▸ **What needs to be done**
Restate the listing that follows word for word, without its pictures.

▸ **Provided data**
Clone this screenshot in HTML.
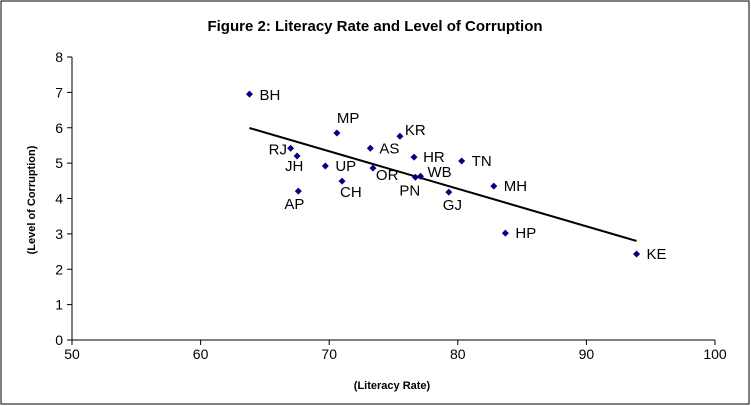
<!DOCTYPE html>
<html><head><meta charset="utf-8"><style>
html,body{margin:0;padding:0;background:#fff;}
svg{display:block;font-family:"Liberation Sans",Arial,sans-serif;}
</style></head><body>
<svg id="chart" width="751" height="406">
<rect x="1" y="1" width="748" height="403" fill="#fff" stroke="#000" stroke-width="1"/>
<text x="375" y="31" text-anchor="middle" font-size="15" font-weight="bold">Figure 2: Literacy Rate and Level of Corruption</text>
<g id="axes"></g>
<g id="marks"></g>
<text x="392" y="389" text-anchor="middle" font-size="11" font-weight="bold">(Literacy Rate)</text>
<text transform="translate(35,200) rotate(-90)" text-anchor="middle" font-size="11" font-weight="bold">(Level of Corruption)</text>
</svg>
<script>
const states = ["BH","MP","KR","RJ","AS","JH","HR","TN","UP","OR","WB","PN","CH","GJ","AP","MH","HP","KE"];
const literacy = [63.8,70.6,75.5,67.0,73.2,67.5,76.6,80.3,69.7,73.4,77.1,76.7,71.0,79.3,67.6,82.8,83.7,93.9];
const corruption = [6.95,5.85,5.76,5.42,5.42,5.2,5.17,5.06,4.92,4.86,4.63,4.6,4.49,4.18,4.21,4.35,3.02,2.43];
const xTicks = [50,60,70,80,90,100];
const yTicks = [0,1,2,3,4,5,6,7,8];
const labelPos = {BH:[10,6],MP:[0,-10],KR:[5,-1],RJ:[-22,6],AS:[9,5],JH:[-12,15],HR:[9,5],TN:[10,5],UP:[10,5],OR:[3,12],WB:[7,1],PN:[-16,18],CH:[-2,16],GJ:[-6,18],AP:[-14,18],MH:[10,5],HP:[10,5],KE:[10,5]};
const X0=72,X1=715,Y0=340,Y1=57;
const sx=v=>X0+(v-50)/50*(X1-X0);
const sy=v=>Y0-(v-0)/8*(Y0-Y1);
const NS="http://www.w3.org/2000/svg";
const axes=document.getElementById('axes'), marks=document.getElementById('marks');
function mk(tag,attrs,parent){const e=document.createElementNS(NS,tag);for(const k in attrs)e.setAttribute(k,attrs[k]);parent.appendChild(e);return e;}
let e=mk('line',{x1:X0,y1:Y0,x2:X1,y2:Y0,stroke:'#000'},axes);


e=mk('line',{x1:X0,y1:Y0,x2:X0,y2:Y1,stroke:'#000'},axes);


xTicks.forEach(t=>{
  mk('line',{x1:sx(t),y1:Y0,x2:sx(t),y2:Y0+5,stroke:'#000'},axes);
  const tx=mk('text',{x:sx(t),y:Y0+19,'text-anchor':'middle','font-size':'14'},axes);
  tx.textContent=t;
  
  
});
yTicks.forEach(t=>{
  mk('line',{x1:X0-5,y1:sy(t),x2:X0,y2:sy(t),stroke:'#000'},axes);
  const tx=mk('text',{x:X0-9,y:sy(t)+5,'text-anchor':'end','font-size':'14'},axes);
  tx.textContent=t;
  
  
});
const n=literacy.length;
const mx=literacy.reduce((a,b)=>a+b,0)/n, my=corruption.reduce((a,b)=>a+b,0)/n;
let sxy=0,sxx=0;for(let i=0;i<n;i++){sxy+=(literacy[i]-mx)*(corruption[i]-my);sxx+=(literacy[i]-mx)**2;}
const slope=sxy/sxx, icpt=my-slope*mx;
const xmin=Math.min(...literacy), xmax=Math.max(...literacy);
e=mk('line',{x1:sx(xmin),y1:sy(icpt+slope*xmin),x2:sx(xmax),y2:sy(icpt+slope*xmax),stroke:'#000','stroke-width':2},marks);


states.forEach((s,i)=>{
  const cx=sx(literacy[i]), cy=sy(corruption[i]);
  const p=mk('polygon',{points:`${cx},${cy-3.5} ${cx+3.5},${cy} ${cx},${cy+3.5} ${cx-3.5},${cy}`,fill:'#000080'},marks);
  
  
  const o=labelPos[s]||[10,5];
  const t=mk('text',{x:cx+o[0],y:cy+o[1],'font-size':'15'},marks);
  t.textContent=s;
  
  
});
</script>
</body></html>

▸ **The answer**
Clone this screenshot in HTML.
<!DOCTYPE html>
<html><head><meta charset="utf-8"><style>
html,body{margin:0;padding:0;background:#fff;}
svg{display:block;font-family:"Liberation Sans",Arial,sans-serif;}
</style></head><body>
<svg id="chart" width="751" height="406">
<rect x="1" y="1" width="748" height="403" fill="#fff" stroke="#000" stroke-width="1"/>
<text x="375" y="31" text-anchor="middle" font-size="15" font-weight="bold">Figure 2: Literacy Rate and Level of Corruption</text>
<g id="axes"></g>
<g id="marks"></g>
<text x="392" y="389" text-anchor="middle" font-size="11" font-weight="bold">(Literacy Rate)</text>
<text transform="translate(35,200) rotate(-90)" text-anchor="middle" font-size="11" font-weight="bold">(Level of Corruption)</text>
</svg>
<script>
const states = ["BH","MP","KR","RJ","AS","JH","HR","TN","UP","OR","WB","PN","CH","GJ","AP","MH","HP","KE"];
const literacy = [63.8,70.6,75.5,67.0,73.2,67.5,76.6,80.3,69.7,73.4,77.1,76.7,71.0,79.3,67.6,82.8,83.7,93.9];
const corruption = [6.95,5.85,5.76,5.42,5.42,5.2,5.17,5.06,4.92,4.86,4.63,4.6,4.49,4.18,4.21,4.35,3.02,2.43];
const xTicks = [50,60,70,80,90,100];
const yTicks = [0,1,2,3,4,5,6,7,8];
const labelPos = {BH:[10,6],MP:[0,-10],KR:[5,-1],RJ:[-22,6],AS:[9,5],JH:[-12,15],HR:[9,5],TN:[10,5],UP:[10,5],OR:[3,12],WB:[7,1],PN:[-16,18],CH:[-2,16],GJ:[-6,18],AP:[-14,18],MH:[10,5],HP:[10,5],KE:[10,5]};
const X0=72,X1=715,Y0=340,Y1=57;
const sx=v=>X0+(v-50)/50*(X1-X0);
const sy=v=>Y0-(v-0)/8*(Y0-Y1);
const NS="http://www.w3.org/2000/svg";
const axes=document.getElementById('axes'), marks=document.getElementById('marks');
function mk(tag,attrs,parent){const e=document.createElementNS(NS,tag);for(const k in attrs)e.setAttribute(k,attrs[k]);parent.appendChild(e);return e;}
let e=mk('line',{x1:X0,y1:Y0,x2:X1,y2:Y0,stroke:'#000'},axes);


e=mk('line',{x1:X0,y1:Y0,x2:X0,y2:Y1,stroke:'#000'},axes);


xTicks.forEach(t=>{
  mk('line',{x1:sx(t),y1:Y0,x2:sx(t),y2:Y0+5,stroke:'#000'},axes);
  const tx=mk('text',{x:sx(t),y:Y0+19,'text-anchor':'middle','font-size':'14'},axes);
  tx.textContent=t;
  
  
});
yTicks.forEach(t=>{
  mk('line',{x1:X0-5,y1:sy(t),x2:X0,y2:sy(t),stroke:'#000'},axes);
  const tx=mk('text',{x:X0-9,y:sy(t)+5,'text-anchor':'end','font-size':'14'},axes);
  tx.textContent=t;
  
  
});
const n=literacy.length;
const mx=literacy.reduce((a,b)=>a+b,0)/n, my=corruption.reduce((a,b)=>a+b,0)/n;
let sxy=0,sxx=0;for(let i=0;i<n;i++){sxy+=(literacy[i]-mx)*(corruption[i]-my);sxx+=(literacy[i]-mx)**2;}
const slope=sxy/sxx, icpt=my-slope*mx;
const xmin=Math.min(...literacy), xmax=Math.max(...literacy);
e=mk('line',{x1:sx(xmin),y1:sy(icpt+slope*xmin),x2:sx(xmax),y2:sy(icpt+slope*xmax),stroke:'#000','stroke-width':2},marks);


states.forEach((s,i)=>{
  const cx=sx(literacy[i]), cy=sy(corruption[i]);
  const p=mk('polygon',{points:`${cx},${cy-3.5} ${cx+3.5},${cy} ${cx},${cy+3.5} ${cx-3.5},${cy}`,fill:'#000080'},marks);
  
  
  const o=labelPos[s]||[10,5];
  const t=mk('text',{x:cx+o[0],y:cy+o[1],'font-size':'15'},marks);
  t.textContent=s;
  
  
});
</script>
</body></html>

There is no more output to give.